Breaking the Speed Limit: How Mezon-Proto & Raw QUIC are Redefining Our Architecture
At Mezon, we’ve always been obsessed with performance. For a long time, our stack—Nginx + Unix Sockets + Golang (fasthttp)—served us well. But as our traffic scaled and latency requirements tightened, we realized that even the most optimized HTTP/1.1 or H2 stacks carry a “protocol tax” we were no longer willing to pay.
Today, we are excited to share a major architectural shift: the move to Mezon-Proto powered by Raw QUIC.
By stripping away legacy layers and moving toward a custom transport implementation, we’ve effectively decoupled our high-speed “Data Plane” from our complex “Control Plane.”
The Problem: The “HTTP Tax”
Even with fasthttp in Go, standard web traffic requires significant CPU cycles for:
- Header Parsing: Validating and processing bulky HTTP headers.
- Context Switching: Moving data between Nginx and our Go backend.
- TCP Overhead: Dealing with head-of-line blocking and multi-step handshakes.
We needed a way to serve the majority of our requests (the “Hot Path”) with near-zero processing overhead.
The Solution: A Dual-Path Architecture
Our new architecture splits traffic into two lanes: the Hot Path for lightning-fast data retrieval and the Cold Path for complex business logic.
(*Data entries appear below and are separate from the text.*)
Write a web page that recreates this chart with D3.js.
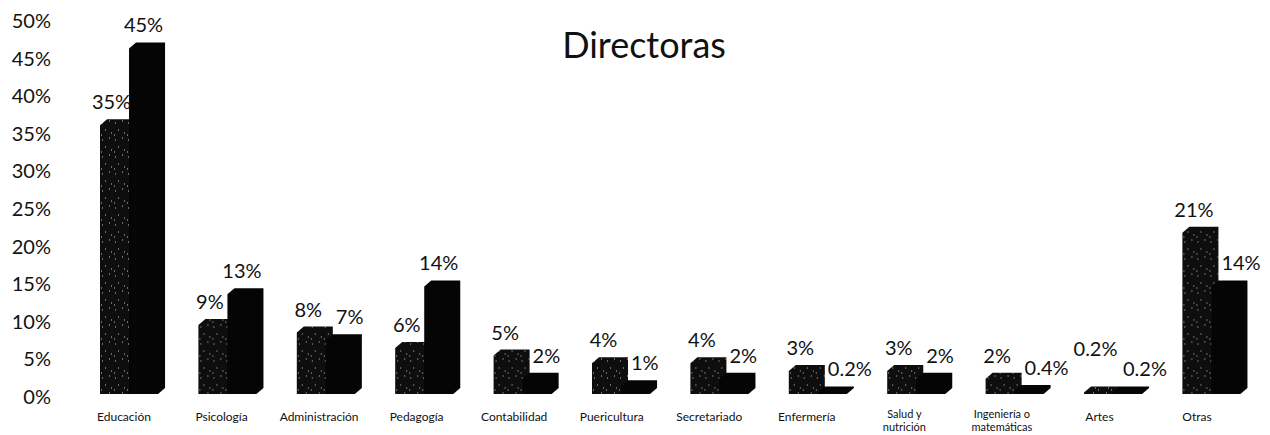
<!DOCTYPE html>
<html>
<head>
<meta charset="utf-8">
<script src="https://cdn.jsdelivr.net/npm/d3@7"></script>
<style>
  body { margin: 0; background: #fff; }
  svg { display: block; font-family: Lato, "Open Sans", sans-serif; }
</style>
</head>
<body>
<div id="wrapper"></div>
<script>
const categories = [
  "Educación", "Psicología", "Administración", "Pedagogía", "Contabilidad",
  "Puericultura", "Secretariado", "Enfermería", "Salud y\nnutrición",
  "Ingeniería o\nmatemáticas", "Artes", "Otras"
]
// percent values
const stippledValues = [35, 9, 8, 6, 5, 4, 4, 3, 3, 2, 0.2, 21]
const blackValues = [45, 13, 7, 14, 2, 1, 2, 0.2, 2, 0.4, 0.2, 14]
const yTicks = [0, 5, 10, 15, 20, 25, 30, 35, 40, 45, 50]
const title = "Directoras"

function draw() {
  const width = 1270
  const height = 435
  const depth = { dx: 7, dy: 6 }

  const svg = d3.select("#wrapper").append("svg")
    .attr("width", width)
    .attr("height", height)

  // speckled fill for the first series
  const pattern = svg.append("defs").append("pattern")
    .attr("id", "speckle")
    .attr("patternUnits", "userSpaceOnUse")
    .attr("width", 13)
    .attr("height", 17)
  pattern.append("rect").attr("width", 13).attr("height", 17).attr("fill", "#0e0e0e")
  const dots = [[2, 3], [9, 1], [5, 10], [11, 13], [1, 15]]
  pattern.selectAll("rect.dot").data(dots).join("rect")
    .attr("class", "dot")
    .attr("x", d => d[0]).attr("y", d => d[1])
    .attr("width", 1).attr("height", 2)
    .attr("fill", "#6a6a6a")

  // scales
  const xScale = d3.scaleBand()
    .domain(categories)
    .range([100, 100 + 98.4 * (categories.length - 0.41)])
    .paddingInner(0.41)
    .paddingOuter(0)

  const xSub = d3.scaleBand()
    .domain(["a", "b"])
    .range([0, xScale.bandwidth()])

  const labelScale = d3.scalePoint()
    .domain(categories)
    .range([124, 1197])

  // bars sit in front of the back wall, so they use a slightly larger scale
  const yBar = d3.scaleLinear().domain([0, 50]).range([394, 10])
  const yAxisScale = d3.scaleLinear().domain([0, 50]).range([397, 21])

  // y axis
  const yAxis = d3.axisLeft(yAxisScale)
    .tickValues(yTicks)
    .tickFormat(d => d + "%")
    .tickSize(0)
    .tickPadding(0)

  svg.append("g")
    .attr("transform", "translate(51,0)")
    .call(yAxis)
    .call(g => g.select(".domain").remove())
    .call(g => g.selectAll("text")
      .attr("fill", "#111")
      .style("font-family", "Lato, sans-serif")
      .style("font-size", "20px"))

  // title
  svg.append("text")
    .attr("x", 644)
    .attr("y", 58)
    .attr("text-anchor", "middle")
    .attr("fill", "#111")
    .style("font-size", "36px")
    .text(title)

  const barPath = (x, w, v) => {
    const top = yBar(v)
    const base = yBar(0)
    return `M${x},${top} L${x + depth.dx},${top - depth.dy} L${x + w + depth.dx},${top - depth.dy}
      L${x + w + depth.dx},${base - depth.dy} L${x + w},${base} L${x},${base} Z`
  }

  const rows = categories.map((c, i) => ({
    category: c, a: stippledValues[i], b: blackValues[i]
  }))

  const groups = svg.append("g").selectAll("g.cat")
    .data(rows)
    .join("g")
    .attr("class", "cat")
    .attr("transform", d => `translate(${xScale(d.category)},0)`)

  const w = xSub.bandwidth()

  groups.append("path")
    .attr("d", d => barPath(xSub("a"), w, d.a))
    .attr("fill", "url(#speckle)")

  groups.append("path")
    .attr("d", d => barPath(xSub("b"), w, d.b))
    .attr("fill", "#050505")

  // value labels; when both bars are tiny the first label is lifted
  groups.append("text")
    .attr("x", xSub("a") + w / 2 - 3)
    .attr("y", d => yBar(d.a) - depth.dy - 10 - (d.a < 1 ? 20 : 0))
    .attr("text-anchor", "middle")
    .attr("fill", "#111")
    .style("font-size", "20px")
    .text(d => d.a + "%")

  groups.append("text")
    .attr("x", d => d.b > d.a ? xSub("b") + w / 2 : xSub("b") + 10)
    .attr("y", d => yBar(d.b) - depth.dy - 10)
    .attr("text-anchor", d => d.b > d.a ? "middle" : "start")
    .attr("fill", "#111")
    .style("font-size", "20px")
    .text(d => d.b + "%")

  // category labels
  const catLabels = svg.append("g").selectAll("text")
    .data(categories)
    .join("text")
    .attr("x", d => labelScale(d))
    .attr("y", d => d.includes("\n") ? 418 : 421)
    .attr("text-anchor", "middle")
    .attr("fill", "#111")
    .style("font-size", d => d.includes("\n") ? "11px" : "12px")

  catLabels.selectAll("tspan")
    .data(d => d.split("\n").map(line => ({ line, x: labelScale(d) })))
    .join("tspan")
    .attr("x", t => t.x)
    .attr("dy", (t, i) => i === 0 ? 0 : 13)
    .text(t => t.line)
}

draw()
</script>
</body>
</html>
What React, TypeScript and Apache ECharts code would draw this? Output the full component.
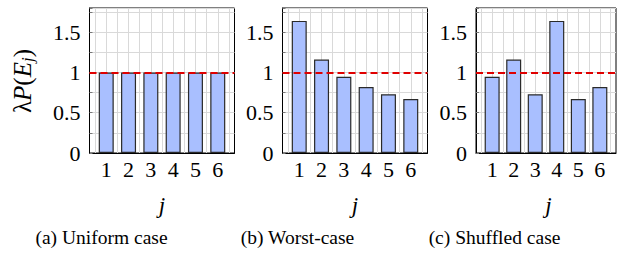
import React, { useEffect, useRef } from "react";
import * as echarts from "echarts";

const categories = [1, 2, 3, 4, 5, 6];
const uniformValues = [1, 1, 1, 1, 1, 1];
const worstValues = [1.64, 1.16, 0.945, 0.82, 0.73, 0.67];
const shuffledValues = [0.945, 1.16, 0.73, 1.64, 0.67, 0.82];
const referenceLevel = 1;
const captions = ["(a) Uniform case", "(b) Worst-case", "(c) Shuffled case"];
const xName = "j";

const SERIF = "'Liberation Serif', 'Times New Roman', 'DejaVu Serif', serif";

export default function App() {
  const ref = useRef<HTMLDivElement>(null);
  useEffect(() => {
    document.body.style.margin = "0";
    const chart = echarts.init(ref.current!, null, { renderer: "svg" });
    const lefts = [89.5, 282.5, 476];
    const panelW = 145;
    const top = 8;
    const panelH = 145;
    const seriesData = [uniformValues, worstValues, shuffledValues];
    const capX = [101.5, 297.5, 494.5];

    const grids = lefts.map((l) => ({
      left: l,
      top,
      width: panelW,
      height: panelH,
      show: true,
      borderColor: "#000",
      borderWidth: 1,
      backgroundColor: "transparent",
      containLabel: false,
    }));

    const xAxes = lefts.map((_, i) => ({
      type: "value",
      gridIndex: i,
      min: 0.25,
      max: 6.75,
      interval: 0.25,
      axisLine: { show: true, lineStyle: { color: "#000", width: 1 } },
      axisTick: { show: false },
      axisLabel: {
        show: true,
        margin: 5,
        fontFamily: SERIF,
        fontSize: 22,
        color: "#000",
        formatter: (v: number) => (Math.abs(v - Math.round(v)) < 1e-6 ? String(Math.round(v)) : ""),
      },
      splitLine: {
        show: true,
        lineStyle: { color: ["rgba(0,0,0,0)", "#d9d9d9"], width: 1 },
      },
    }));

    const yAxes = lefts.map((_, i) => ({
      type: "value",
      gridIndex: i,
      min: 0,
      max: 1.8,
      interval: 0.25,
      axisLine: { show: true, lineStyle: { color: "#000", width: 1 } },
      axisTick: { show: true, inside: true, length: 3, lineStyle: { color: "#777", width: 1 } },
      axisLabel: {
        show: true,
        margin: 9,
        fontFamily: SERIF,
        fontSize: 22,
        color: "#000",
        formatter: (v: number) =>
          Math.abs(v * 2 - Math.round(v * 2)) < 1e-6 ? String(v) : "",
      },
      splitLine: { show: true, lineStyle: { color: "#d9d9d9", width: 1 } },
    }));

    const series = seriesData.map((vals, i) => ({
      type: "bar",
      xAxisIndex: i,
      yAxisIndex: i,
      barWidth: 15,
      data: categories.map((c, k) => [c, vals[k]]),
      itemStyle: { color: "#a9bfff", borderColor: "#2a2a2a", borderWidth: 1.2 },
      silent: true,
      markLine: {
        silent: true,
        symbol: "none",
        label: { show: false },
        lineStyle: { color: "#e00000", width: 2, type: [7, 4] },
        data: [{ yAxis: referenceLevel }],
      },
    }));

    const graphic: any[] = [
      {
        type: "text",
        x: 22,
        y: 81,
        rotation: Math.PI / 2,
        style: {
          text: "{a|λ}{i|P}{a|(}{i|E}{s|j}{a|)}",
          align: "center",
          verticalAlign: "middle",
          fill: "#000",
          rich: {
            a: { fontFamily: SERIF, fontSize: 25, lineHeight: 27, fill: "#000" },
            i: { fontFamily: SERIF, fontStyle: "italic", fontSize: 25, lineHeight: 27, fill: "#000" },
            s: {
              fontFamily: SERIF,
              fontStyle: "italic",
              fontSize: 17,
              lineHeight: 17,
              verticalAlign: "bottom",
              fill: "#000",
            },
          },
        },
      },
    ];
    lefts.forEach((l, i) => {
      graphic.push({
        type: "text",
        x: l + panelW / 2,
        y: 205,
        style: {
          text: xName,
          align: "center",
          verticalAlign: "middle",
          fontFamily: SERIF,
          fontStyle: "italic",
          fontSize: 23,
          fill: "#000",
        },
      });
      graphic.push({
        type: "text",
        x: capX[i],
        y: 237,
        style: {
          text: captions[i],
          align: "center",
          verticalAlign: "middle",
          fontFamily: SERIF,
          fontSize: 19.5,
          fill: "#000",
        },
      });
    });

    chart.setOption({
      animation: false,
      backgroundColor: "#fff",
      grid: grids,
      xAxis: xAxes,
      yAxis: yAxes,
      series,
      graphic,
    } as any);
    return () => chart.dispose();
  }, []);
  return <div ref={ref} style={{ width: 619, height: 255 }} />;
}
1. The Hot Path: Mezon-Proto over Raw QUIC
For data-heavy requests, the mezon-proto-client talks directly to our new Mezon-Quic Server (written in C).
- Zero HTTP Parsing: We use a lightweight, binary protocol.
- Tiered Caching: The server checks an L1 Local Cache first. If it misses, it queries Valkey (L2), populates L1, and streams raw bytes back to the client.
- The Result: The CPU spends its time moving bytes, not parsing strings.
2. The Cold Path: Lean IPC
When a request requires complex logic, it hits our Mezon-API (Golang) via a Unix Domain Socket.
- Goodbye fasthttp: Since we are no longer serving public HTTP traffic directly from Go, we’ve removed
fasthttp. - Raw Sockets: The Go backend now receives pre-parsed protocol data through the Unix socket, reducing memory allocations and GC pressure significantly.
Why This Matters
By moving the “Hot Path” to a C-based QUIC implementation and using Unix sockets for internal communication, we’ve achieved:
- Drastic Latency Reduction: Bypassing Nginx and the TCP stack saves milliseconds on every round trip.
- Memory Efficiency: Removing HTTP header maps and string parsing in Go reduces our memory footprint and makes Garbage Collection (GC) pauses almost non-existent.
- Simplified Backend: Our Go engineers can focus on business logic without worrying about tuning a high-performance web server.